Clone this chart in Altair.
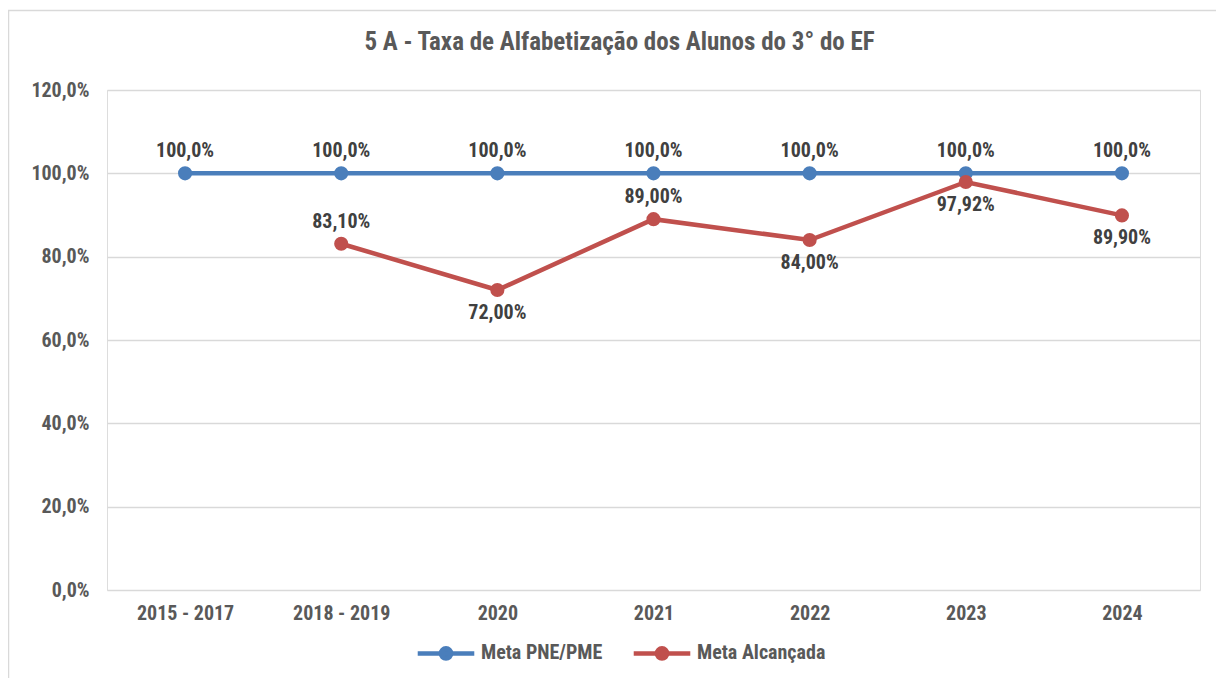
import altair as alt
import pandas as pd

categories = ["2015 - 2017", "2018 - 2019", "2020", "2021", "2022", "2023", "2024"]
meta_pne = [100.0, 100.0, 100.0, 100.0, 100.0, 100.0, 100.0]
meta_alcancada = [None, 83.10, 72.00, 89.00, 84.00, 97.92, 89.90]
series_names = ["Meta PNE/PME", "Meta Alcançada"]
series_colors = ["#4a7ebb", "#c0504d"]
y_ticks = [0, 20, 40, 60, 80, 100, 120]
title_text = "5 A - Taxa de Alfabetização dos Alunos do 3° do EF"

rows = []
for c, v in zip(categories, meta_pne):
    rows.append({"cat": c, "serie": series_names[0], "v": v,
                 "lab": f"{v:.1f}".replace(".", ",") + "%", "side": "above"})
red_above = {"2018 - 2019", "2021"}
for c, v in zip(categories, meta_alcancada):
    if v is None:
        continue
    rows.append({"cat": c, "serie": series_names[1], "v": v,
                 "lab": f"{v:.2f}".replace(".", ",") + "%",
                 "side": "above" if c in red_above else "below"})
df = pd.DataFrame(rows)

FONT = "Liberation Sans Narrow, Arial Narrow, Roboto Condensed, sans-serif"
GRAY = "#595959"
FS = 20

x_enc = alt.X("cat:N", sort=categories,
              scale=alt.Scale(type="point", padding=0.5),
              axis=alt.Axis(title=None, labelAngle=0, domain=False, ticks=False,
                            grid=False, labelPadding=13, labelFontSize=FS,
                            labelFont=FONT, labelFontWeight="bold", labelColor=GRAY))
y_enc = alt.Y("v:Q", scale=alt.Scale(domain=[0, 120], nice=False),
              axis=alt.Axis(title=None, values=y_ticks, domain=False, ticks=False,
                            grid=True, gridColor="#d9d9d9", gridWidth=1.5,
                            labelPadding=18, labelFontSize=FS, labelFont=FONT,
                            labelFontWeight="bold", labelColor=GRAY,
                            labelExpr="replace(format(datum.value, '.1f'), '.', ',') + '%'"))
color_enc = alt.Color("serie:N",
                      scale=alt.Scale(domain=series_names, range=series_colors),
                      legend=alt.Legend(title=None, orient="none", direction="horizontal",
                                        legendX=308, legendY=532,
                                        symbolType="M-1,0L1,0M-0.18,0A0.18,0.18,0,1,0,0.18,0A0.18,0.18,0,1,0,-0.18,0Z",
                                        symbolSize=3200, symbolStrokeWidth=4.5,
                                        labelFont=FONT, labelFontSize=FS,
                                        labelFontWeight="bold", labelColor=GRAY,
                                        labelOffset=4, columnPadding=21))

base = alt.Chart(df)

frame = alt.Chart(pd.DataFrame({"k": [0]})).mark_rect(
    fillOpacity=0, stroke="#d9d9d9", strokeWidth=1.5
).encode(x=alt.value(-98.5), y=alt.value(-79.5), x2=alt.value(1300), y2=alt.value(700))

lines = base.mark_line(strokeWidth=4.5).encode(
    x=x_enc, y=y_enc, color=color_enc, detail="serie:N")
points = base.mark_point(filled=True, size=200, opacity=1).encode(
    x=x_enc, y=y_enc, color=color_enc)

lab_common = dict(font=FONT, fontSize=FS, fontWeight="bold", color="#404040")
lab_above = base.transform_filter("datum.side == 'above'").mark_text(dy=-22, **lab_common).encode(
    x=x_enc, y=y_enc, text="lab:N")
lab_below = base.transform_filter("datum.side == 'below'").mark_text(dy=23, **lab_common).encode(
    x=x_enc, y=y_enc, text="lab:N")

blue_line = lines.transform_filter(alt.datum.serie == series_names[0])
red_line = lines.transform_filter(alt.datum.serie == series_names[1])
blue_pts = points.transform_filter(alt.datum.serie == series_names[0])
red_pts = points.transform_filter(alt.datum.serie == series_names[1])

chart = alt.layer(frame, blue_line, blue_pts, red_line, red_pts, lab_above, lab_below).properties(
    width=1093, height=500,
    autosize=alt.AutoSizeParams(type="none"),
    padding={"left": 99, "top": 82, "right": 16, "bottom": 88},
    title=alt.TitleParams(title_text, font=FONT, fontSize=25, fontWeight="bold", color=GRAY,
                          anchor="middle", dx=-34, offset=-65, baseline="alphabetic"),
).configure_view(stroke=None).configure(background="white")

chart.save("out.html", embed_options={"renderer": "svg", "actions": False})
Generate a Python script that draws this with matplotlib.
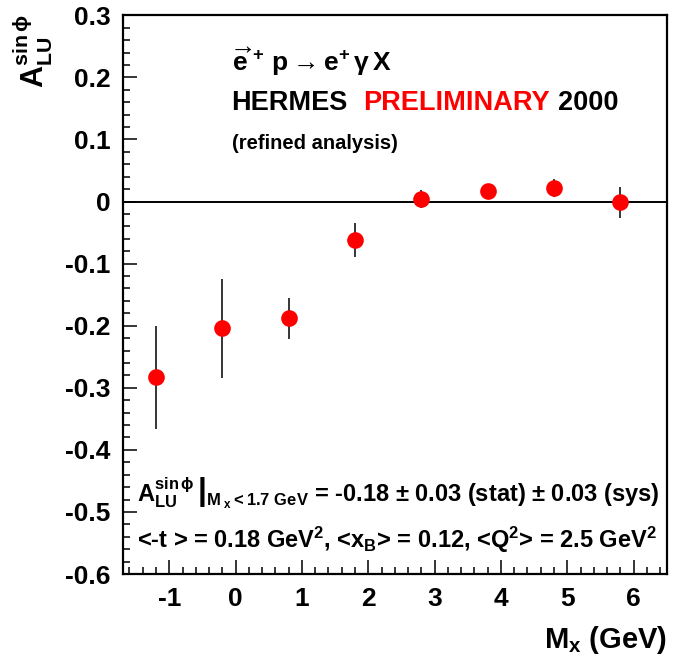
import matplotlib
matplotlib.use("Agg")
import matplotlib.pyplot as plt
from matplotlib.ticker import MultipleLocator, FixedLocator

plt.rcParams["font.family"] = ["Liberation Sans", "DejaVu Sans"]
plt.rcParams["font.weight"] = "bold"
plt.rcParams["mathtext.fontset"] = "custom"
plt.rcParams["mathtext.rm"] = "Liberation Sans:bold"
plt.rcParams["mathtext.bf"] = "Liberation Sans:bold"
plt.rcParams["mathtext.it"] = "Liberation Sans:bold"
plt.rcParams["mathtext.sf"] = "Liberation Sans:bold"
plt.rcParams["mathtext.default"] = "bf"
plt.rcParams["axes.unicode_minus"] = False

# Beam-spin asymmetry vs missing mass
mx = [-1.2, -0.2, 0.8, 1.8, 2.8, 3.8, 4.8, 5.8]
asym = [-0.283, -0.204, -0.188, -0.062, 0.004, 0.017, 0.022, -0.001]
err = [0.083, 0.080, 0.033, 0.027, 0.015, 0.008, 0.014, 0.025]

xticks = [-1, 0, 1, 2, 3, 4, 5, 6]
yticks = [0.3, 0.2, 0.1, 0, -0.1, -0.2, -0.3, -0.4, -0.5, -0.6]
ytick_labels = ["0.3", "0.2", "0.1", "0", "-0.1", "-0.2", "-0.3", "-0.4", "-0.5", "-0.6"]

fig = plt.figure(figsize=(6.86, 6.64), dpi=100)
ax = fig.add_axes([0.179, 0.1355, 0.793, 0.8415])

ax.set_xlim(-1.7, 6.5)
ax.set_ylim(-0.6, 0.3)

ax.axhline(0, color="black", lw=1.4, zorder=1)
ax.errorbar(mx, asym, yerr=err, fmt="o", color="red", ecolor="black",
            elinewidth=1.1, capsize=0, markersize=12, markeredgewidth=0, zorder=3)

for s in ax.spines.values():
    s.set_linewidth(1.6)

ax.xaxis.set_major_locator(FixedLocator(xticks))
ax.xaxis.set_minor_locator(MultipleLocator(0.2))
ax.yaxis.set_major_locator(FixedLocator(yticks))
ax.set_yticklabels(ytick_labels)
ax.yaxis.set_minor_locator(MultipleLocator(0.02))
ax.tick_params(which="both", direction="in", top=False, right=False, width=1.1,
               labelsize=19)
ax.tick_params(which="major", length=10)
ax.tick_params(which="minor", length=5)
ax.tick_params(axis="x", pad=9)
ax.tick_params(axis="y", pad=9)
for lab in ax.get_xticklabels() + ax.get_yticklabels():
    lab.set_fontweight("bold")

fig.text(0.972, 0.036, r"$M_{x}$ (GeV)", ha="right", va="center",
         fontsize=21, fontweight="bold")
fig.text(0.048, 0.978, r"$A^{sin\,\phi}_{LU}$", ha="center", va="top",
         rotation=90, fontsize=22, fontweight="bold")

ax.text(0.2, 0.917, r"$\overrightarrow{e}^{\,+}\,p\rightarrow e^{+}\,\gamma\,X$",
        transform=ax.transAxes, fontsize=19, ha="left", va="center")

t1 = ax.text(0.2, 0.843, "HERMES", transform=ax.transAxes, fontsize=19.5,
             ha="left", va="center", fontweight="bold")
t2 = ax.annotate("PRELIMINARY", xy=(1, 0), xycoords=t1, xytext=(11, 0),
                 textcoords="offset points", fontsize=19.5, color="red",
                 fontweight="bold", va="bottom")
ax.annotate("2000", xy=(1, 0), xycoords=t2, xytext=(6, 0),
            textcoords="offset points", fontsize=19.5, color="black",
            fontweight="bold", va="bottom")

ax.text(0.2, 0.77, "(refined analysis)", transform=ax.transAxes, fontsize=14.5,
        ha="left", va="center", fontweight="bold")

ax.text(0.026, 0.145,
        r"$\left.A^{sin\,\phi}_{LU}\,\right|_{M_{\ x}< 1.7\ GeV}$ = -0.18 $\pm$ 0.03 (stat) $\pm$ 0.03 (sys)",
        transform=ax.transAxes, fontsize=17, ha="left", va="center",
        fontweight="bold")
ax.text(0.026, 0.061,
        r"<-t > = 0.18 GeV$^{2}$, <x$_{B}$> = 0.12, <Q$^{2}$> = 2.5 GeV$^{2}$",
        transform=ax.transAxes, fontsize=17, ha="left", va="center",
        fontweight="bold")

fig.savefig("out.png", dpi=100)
* * *
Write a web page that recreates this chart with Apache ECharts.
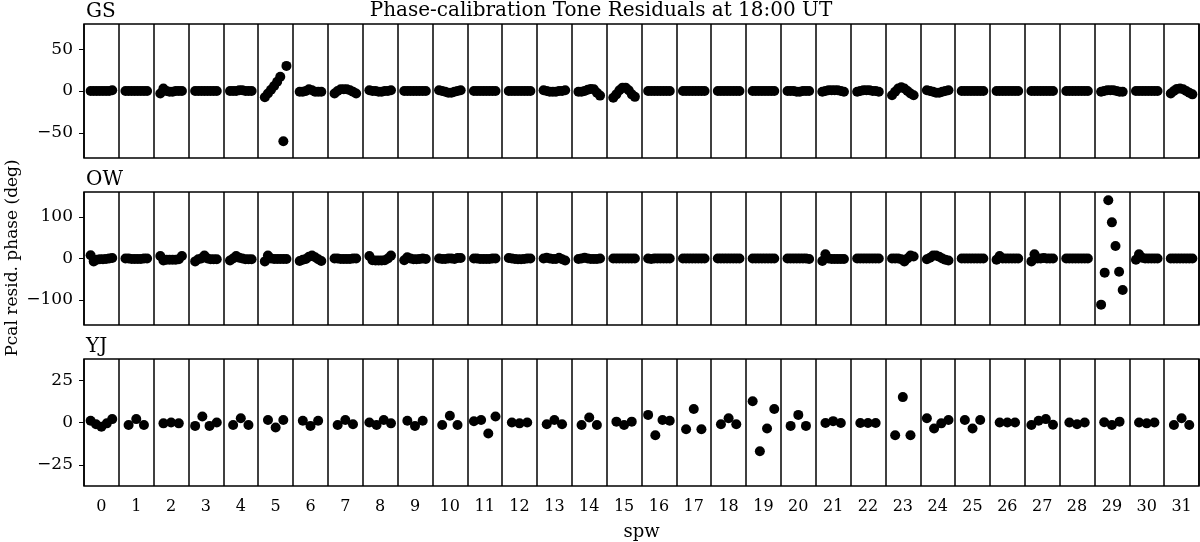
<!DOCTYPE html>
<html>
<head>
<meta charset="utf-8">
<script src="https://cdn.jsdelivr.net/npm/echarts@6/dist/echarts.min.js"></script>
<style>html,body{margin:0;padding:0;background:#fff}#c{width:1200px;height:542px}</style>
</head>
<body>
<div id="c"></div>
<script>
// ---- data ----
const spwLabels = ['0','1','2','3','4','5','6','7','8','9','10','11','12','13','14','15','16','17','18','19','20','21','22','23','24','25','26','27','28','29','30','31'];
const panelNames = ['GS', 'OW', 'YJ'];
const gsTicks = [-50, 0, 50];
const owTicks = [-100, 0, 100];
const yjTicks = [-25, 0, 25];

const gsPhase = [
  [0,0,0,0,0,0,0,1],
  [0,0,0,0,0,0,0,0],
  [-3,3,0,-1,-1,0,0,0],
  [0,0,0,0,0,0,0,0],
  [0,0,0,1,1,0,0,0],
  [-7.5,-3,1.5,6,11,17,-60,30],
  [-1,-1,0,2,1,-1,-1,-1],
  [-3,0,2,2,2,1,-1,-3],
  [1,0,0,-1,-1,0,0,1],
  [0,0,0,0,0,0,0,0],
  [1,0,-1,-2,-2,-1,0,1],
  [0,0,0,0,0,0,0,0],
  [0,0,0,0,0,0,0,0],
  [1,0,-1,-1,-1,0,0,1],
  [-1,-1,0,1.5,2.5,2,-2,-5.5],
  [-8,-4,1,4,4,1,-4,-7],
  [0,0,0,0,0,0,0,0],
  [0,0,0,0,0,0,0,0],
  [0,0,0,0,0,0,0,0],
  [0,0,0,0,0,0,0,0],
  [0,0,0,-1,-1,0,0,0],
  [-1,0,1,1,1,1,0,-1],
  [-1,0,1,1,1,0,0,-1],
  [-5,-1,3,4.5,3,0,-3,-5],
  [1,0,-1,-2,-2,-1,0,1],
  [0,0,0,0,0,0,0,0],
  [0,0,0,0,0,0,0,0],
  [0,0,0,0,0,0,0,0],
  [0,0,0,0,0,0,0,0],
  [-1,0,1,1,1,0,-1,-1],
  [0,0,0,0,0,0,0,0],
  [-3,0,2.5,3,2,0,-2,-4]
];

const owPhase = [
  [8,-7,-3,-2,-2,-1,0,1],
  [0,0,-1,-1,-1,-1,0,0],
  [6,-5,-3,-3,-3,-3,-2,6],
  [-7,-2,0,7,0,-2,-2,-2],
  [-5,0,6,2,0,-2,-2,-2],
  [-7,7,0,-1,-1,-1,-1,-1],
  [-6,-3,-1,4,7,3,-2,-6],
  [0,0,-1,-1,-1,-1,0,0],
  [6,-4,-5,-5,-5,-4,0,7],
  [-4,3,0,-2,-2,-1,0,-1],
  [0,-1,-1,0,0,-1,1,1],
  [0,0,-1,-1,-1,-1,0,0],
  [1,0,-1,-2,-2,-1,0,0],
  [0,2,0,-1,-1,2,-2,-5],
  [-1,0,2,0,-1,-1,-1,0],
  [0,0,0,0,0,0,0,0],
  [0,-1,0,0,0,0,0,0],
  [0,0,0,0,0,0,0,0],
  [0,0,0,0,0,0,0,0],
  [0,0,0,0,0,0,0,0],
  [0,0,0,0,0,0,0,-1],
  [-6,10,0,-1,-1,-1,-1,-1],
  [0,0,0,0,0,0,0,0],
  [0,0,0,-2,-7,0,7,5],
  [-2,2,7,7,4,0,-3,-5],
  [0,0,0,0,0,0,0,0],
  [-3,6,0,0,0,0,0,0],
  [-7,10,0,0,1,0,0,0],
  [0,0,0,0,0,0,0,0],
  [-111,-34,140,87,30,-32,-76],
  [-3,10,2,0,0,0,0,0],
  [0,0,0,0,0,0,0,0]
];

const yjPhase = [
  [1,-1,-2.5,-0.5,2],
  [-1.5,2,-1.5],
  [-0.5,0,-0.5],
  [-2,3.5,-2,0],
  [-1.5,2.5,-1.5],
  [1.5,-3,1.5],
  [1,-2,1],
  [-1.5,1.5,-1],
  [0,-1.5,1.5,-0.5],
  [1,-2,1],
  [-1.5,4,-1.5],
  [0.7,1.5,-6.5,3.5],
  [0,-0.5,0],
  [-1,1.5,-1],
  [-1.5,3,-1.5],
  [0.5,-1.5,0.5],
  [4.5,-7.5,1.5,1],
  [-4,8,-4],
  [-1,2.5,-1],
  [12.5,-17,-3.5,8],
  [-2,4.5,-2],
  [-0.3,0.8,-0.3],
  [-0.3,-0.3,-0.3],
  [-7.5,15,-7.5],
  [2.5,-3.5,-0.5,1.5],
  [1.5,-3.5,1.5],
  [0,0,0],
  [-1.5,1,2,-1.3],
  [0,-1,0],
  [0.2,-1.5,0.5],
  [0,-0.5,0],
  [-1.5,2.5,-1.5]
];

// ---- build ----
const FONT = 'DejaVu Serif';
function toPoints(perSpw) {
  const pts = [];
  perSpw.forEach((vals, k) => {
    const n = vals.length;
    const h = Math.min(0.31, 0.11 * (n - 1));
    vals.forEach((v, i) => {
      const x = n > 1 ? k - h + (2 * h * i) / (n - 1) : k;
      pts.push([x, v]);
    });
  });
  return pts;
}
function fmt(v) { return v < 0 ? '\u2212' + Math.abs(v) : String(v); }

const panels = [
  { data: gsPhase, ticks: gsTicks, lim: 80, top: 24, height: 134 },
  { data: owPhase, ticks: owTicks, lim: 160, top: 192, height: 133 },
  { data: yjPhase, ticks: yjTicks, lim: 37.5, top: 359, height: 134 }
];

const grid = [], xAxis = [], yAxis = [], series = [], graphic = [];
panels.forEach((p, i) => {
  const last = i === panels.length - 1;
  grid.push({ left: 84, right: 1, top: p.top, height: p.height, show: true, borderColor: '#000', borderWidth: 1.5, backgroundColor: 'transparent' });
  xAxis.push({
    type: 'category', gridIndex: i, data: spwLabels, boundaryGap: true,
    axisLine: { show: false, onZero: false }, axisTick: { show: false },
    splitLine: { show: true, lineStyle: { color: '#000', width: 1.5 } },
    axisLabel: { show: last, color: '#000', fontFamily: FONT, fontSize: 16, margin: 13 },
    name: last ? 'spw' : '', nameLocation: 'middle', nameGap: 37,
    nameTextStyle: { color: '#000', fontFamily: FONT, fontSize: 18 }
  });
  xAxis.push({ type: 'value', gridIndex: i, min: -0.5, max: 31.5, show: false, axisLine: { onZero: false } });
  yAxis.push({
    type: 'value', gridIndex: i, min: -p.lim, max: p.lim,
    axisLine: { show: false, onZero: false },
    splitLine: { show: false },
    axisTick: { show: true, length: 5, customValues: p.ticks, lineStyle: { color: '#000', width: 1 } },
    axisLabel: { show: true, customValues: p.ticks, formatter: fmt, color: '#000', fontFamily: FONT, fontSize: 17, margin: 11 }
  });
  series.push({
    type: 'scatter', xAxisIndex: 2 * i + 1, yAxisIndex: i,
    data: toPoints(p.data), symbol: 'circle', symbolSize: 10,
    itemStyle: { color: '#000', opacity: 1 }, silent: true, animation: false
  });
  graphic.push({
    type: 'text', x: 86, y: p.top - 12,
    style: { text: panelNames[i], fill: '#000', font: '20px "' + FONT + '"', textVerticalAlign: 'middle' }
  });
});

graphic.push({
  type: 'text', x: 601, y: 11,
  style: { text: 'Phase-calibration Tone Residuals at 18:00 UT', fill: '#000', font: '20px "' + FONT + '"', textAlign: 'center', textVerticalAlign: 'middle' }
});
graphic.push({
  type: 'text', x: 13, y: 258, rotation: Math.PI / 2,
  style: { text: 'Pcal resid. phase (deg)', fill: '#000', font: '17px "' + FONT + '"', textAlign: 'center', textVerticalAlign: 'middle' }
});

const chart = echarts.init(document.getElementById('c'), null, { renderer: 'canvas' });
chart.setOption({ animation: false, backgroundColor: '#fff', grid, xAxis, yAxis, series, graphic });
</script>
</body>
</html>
* * *
• SHORT TASK:
Tally up the lines in the preceding listing that contain the string "this". Respond with the number and nothing else.

• TASK RESULT:
3